拘留された日から1年が過ぎた2012年の4月4日、自宅に軟禁されている艾未未に『艾未未読本』のゲラを見てもらおうと朝の8時半にフェイクスタジオを訪ねた。彼の朝食、小さな肉饅を一個もらった。パソコンの上の天井にはカメラがあって、私たちがパソコンの画面を覗き込むとすぐにツイッターで「誰か後ろから来たよ」と。艾未未は「ふたりの日本人」と答えている。寝室にもカメラを増やして24時間放映している。監視カメラが15個あると言うが、それをもっと増やして、全てのプライバシーを世界に向けて発信していた。政府がそんなに私を監視したいのなら、全てを見せようというわけである。報道では禁じられるまでの2日間に520万のアクセスがあったと言う。筆者はちょうどその時フェイクスタジオにいた。艾未未は写真から映像へと表現を広げていった。特に写真や映像を権力に対抗する手段として採用していった。
映像画像の力を艾未未が実感するのはアメリカ在住時1981-1993年だろう。「彼に表現者としての修養を最初に実現させたのは現代アートではなく、むしろ写真だったと考えられよう。艾未未はアメリカで湾岸戦争、警察暴力、同性愛者差別反対、ホームレスの人権運動などのデモに参加し、報道写真を次々に発表した。こうした大多数の庶民の運動や、被差別や人権問題はこの時期から彼の重要課題となっていた。また艾未未の撮った写真は警察暴力の証拠となり、警官が処分され、署長にも責任が及んだ。こうした体験から一庶民が警察暴力にどう対処するかという方法までも学んだことになる。」(『艾未未読本』p14, 15)たった一枚の写真でも世論に大きく影響することを実感したことだろう。写真映像も持つ強さを確認したのではないか。またアメリカにいようが中国にいようがどこにいても反体制的姿勢を維持する意志と方法を獲得していった。これが艾未未アメリカ滞在12年の最大の収穫だったのではないだろうか。『艾未未読本』のためにフェイクスタジオから提供された写真がある。艾未未は歩きながらカメラを胸のあたりに固定して、ファインダーも覗かず写真を撮ろうとしている。カメラがかなり身体化していたであろうことは容易に想像がつく。

艾未未工作室は2007年からいくつも映像作品を制作発表していった。(艾未未工作室DVD/C目録)そこでは事件のドキュメンタリーによって証拠を残し、ユーチューブなどで拡張していった。政府の不正は明らかであり、どんな公式発表よりも映像の方が説得力のあることを明白にしている。

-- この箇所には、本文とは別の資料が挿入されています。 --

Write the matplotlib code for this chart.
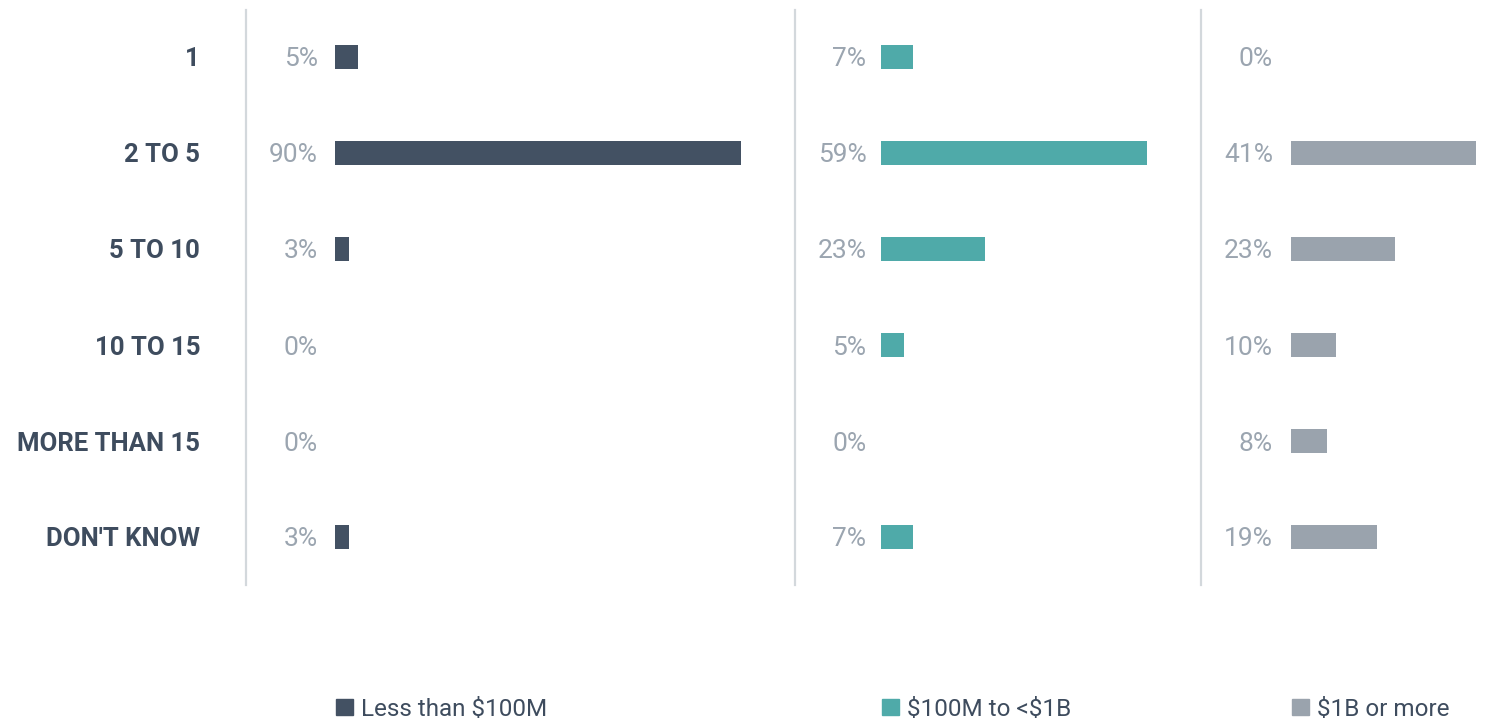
import matplotlib.pyplot as plt
from matplotlib.patches import Patch

plt.rcParams['font.family'] = ['Roboto', 'DejaVu Sans']

categories = ["1", "2 TO 5", "5 TO 10", "10 TO 15", "MORE THAN 15", "DON'T KNOW"]
series_names = ["Less than \\$100M", "\\$100M to <\\$1B", "\\$1B or more"]
small_cos = [5, 90, 3, 0, 0, 3]
mid_cos = [7, 59, 23, 5, 0, 7]
large_cos = [0, 41, 23, 10, 8, 19]

colors = ["#435163", "#4faaa9", "#9aa3ad"]
label_grey = "#9ba5b0"
cat_color = "#3e4c5e"
rule_color = "#d3d8dc"

W, H = 1492, 721
fig = plt.figure(figsize=(W / 100, H / 100), dpi=100)

# panel geometry in pixels: left rule, right edge, where bars start, label gap
panels = [(246, 795, 335, 12.5), (795, 1201, 881, 10.5), (1201, 1492, 1291, 13)]
px_per_pct = 4.51
top_px, bot_px = 10, 585
row0, row_step = 57, 96

all_vals = [small_cos, mid_cos, large_cos]
for k, (left, right, start, gap) in enumerate(panels):
    ax = fig.add_axes([left / W, 1 - bot_px / H, (right - left) / W, (bot_px - top_px) / H])
    x0 = -(start - left) / px_per_pct
    ax.set_xlim(x0, x0 + (right - left) / px_per_pct)
    ax.set_ylim(5 + (bot_px - (row0 + 5 * row_step)) / row_step, -(row0 - top_px) / row_step)
    ypos = list(range(len(categories)))
    ax.barh(ypos, all_vals[k], height=24 / row_step, color=colors[k])
    for i, v in enumerate(all_vals[k]):
        ax.annotate(f"{v}%", xy=(0, i), xytext=(-gap, 0), textcoords='offset points',
                    ha='right', va='center_baseline', fontsize=19, color=label_grey)
    for s in ['top', 'right', 'bottom']:
        ax.spines[s].set_visible(False)
    ax.spines['left'].set_color(rule_color)
    ax.spines['left'].set_linewidth(1.6)
    ax.set_xticks([])
    if k == 0:
        ax.set_yticks(ypos)
        ax.set_yticklabels(categories, fontsize=18.5, fontweight='bold', color=cat_color,
                           va='center_baseline')
        ax.tick_params(axis='y', length=0, pad=33)
    else:
        ax.set_yticks([])

    fig.legend(handles=[Patch(color=colors[k], label=series_names[k])],
               loc='center left', bbox_to_anchor=((start + 1) / W, 1 - 709 / H),
               frameon=False, borderpad=0, borderaxespad=0,
               handlelength=0.68, handleheight=0.68, handletextpad=0.35,
               prop={'size': 17.5}, labelcolor=cat_color)

fig.savefig("out.png", dpi=100)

さらに2011年1月25日には不慮の「交通事故」で亡くなった銭雲会の父親銭順南のドキュメンタリー『平安楽清』を制作している。「浙江省内の温州楽清市内の農村で2010年12月25日、蒲岐鎮寨橋村元村長の銭雲会(53歳)が大型トラックの下敷きになって死亡した。銭雲会は村の土地146ヘクタールが官僚によって不正に奪われた事を政府上級に訴えていたところだった。インターネットでは「銭さんは殺された」との見方が多く表明され、地元住民からも警察側見解と矛盾する新証言が出はじめたが、結局事故死として処理された 。つまり官僚の汚職を追及していた元村長が殺害された可能性がある。―2011年このドキュメンタリーに触発された左小祖咒はアルバム「庙会之旅Ⅱ(廟会之旅Ⅱ)」で「私の息子は銭雲会という(我的儿子叫钱云会)」を発表。これを歌っている老人は「不慮の交通事故」で亡くなった銭雲会の父親銭順南である。左小祖咒もまた、庶民の中でこうした事が「有り得る」と感じさせる「不正が蔓延った社会」を告発している。」(『艾未未読本』351,352p)
今回は艾未未の写真や映像に関する発言を取り上げてみた。写真の歴史を振り返った上で、かなり深く突っ込んだ議論がなされている。写真や映像と「真実」「現実」との問題を哲学的に自問自答しているが、こうした「理解」が今日の彼の活動の根幹をなしていることは間違いないだろう。
軟禁が解けたはずの2012年6月23日現在、艾未未は新たに「重婚、色情の伝播」の疑いで拘束が続いている。政府はどうしても艾未未を自由にはしたくないようだ。暴力で強制的に自由を奪うという原始的な政府の姿が世界に晒され続けている。